Wednesday, November 3, 2010

Every Vote Counts

Every election, we get another lesson in how every vote is important.

This election, we saw several central Texas incumbent Democrat State Representatives fall to their Republican challengers: Rep Moldanado was defeated by Larry Gonzales; Rep Valinda Bolton was defeated by Paul Workman; and Patrick Rose was defeated by Jason Isaac. Republicans picked up 22 seats from Texas House Democrats in this election, giving them an imposing 99-51 margin.

In Texas house district 48, the vote count is a split decision: State Rep Donna Howard holds a miniscule 15 vote lead over her Republican challenger Dan Neil. Hundreds of absentee and provisional ballots are yet to be counted, and this one will surely go to a recount. Consider those who decided not to vote due to late election day rain, or the many who cast a libertarian vote (would you vote libertarian if you could instead decide the victor between the Republican or Democrat?) Or consider those who voted for Governor but left this race blank.
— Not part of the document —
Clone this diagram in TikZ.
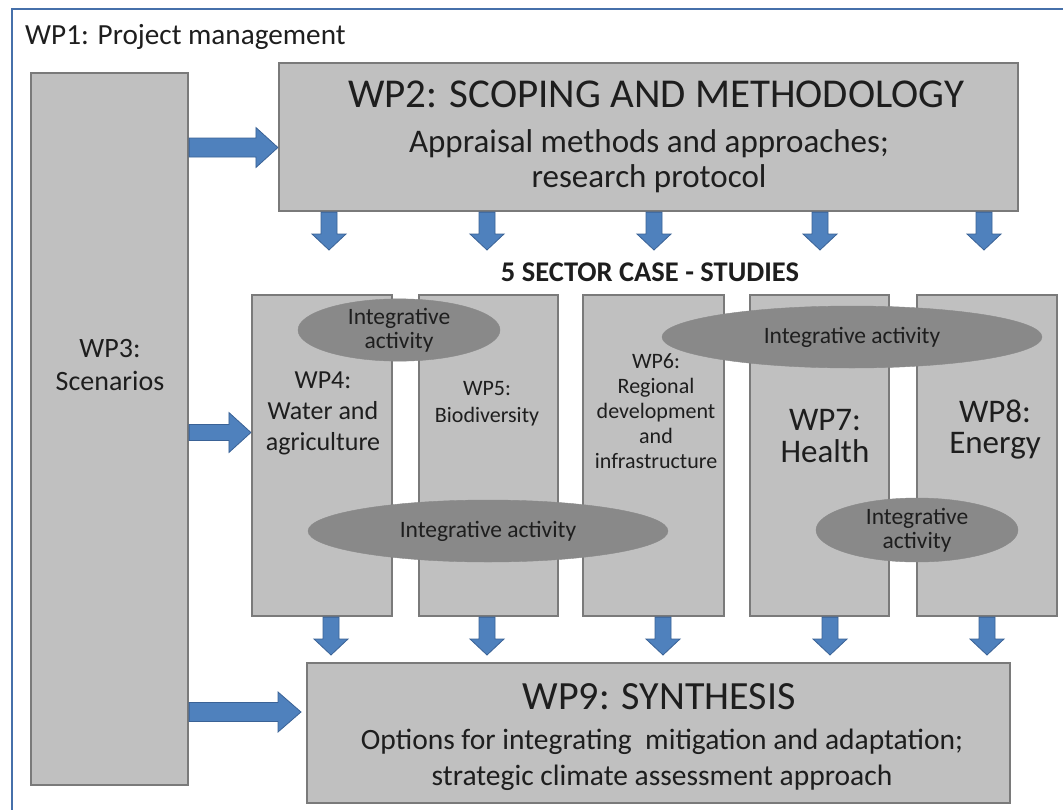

Did they know how important just a few votes could be?

Nobody was predicting the pickup of so many Texas House seats, and nobody can predict which race ends up with a razor-thin margin. So it's prudent to vote like your vote will decide the outcome in every race, because it just might be the deciding vote when you least expect it.

1 comment:

Freedom Ain't Free said...

You beat me to the punch. I wanted to discuss the effect of chaos theory and the butterfly effect on the outcome (final count of 16 vote lead for the Dem), about the fact that it was game day on the Saturday that the CTRA blockwalked in HD 48 and the only one to show up from the CTRA to walk was me with my helpful 11 year old and my not so helpful 9 year old in tow. We touched the least number of doors and talked to the least number of people of the four house district blockwalks which the CTRA participated in.

What if we had walked a full rather than half day? What if it had been just me and my 11 year old. What if we had had one or two other CTRA Members or Friends participating? What if Dan Neil's team had chosen a more fruitful neighborhood to walk? What if a "voter butterfly" had been flapping its wings far or near?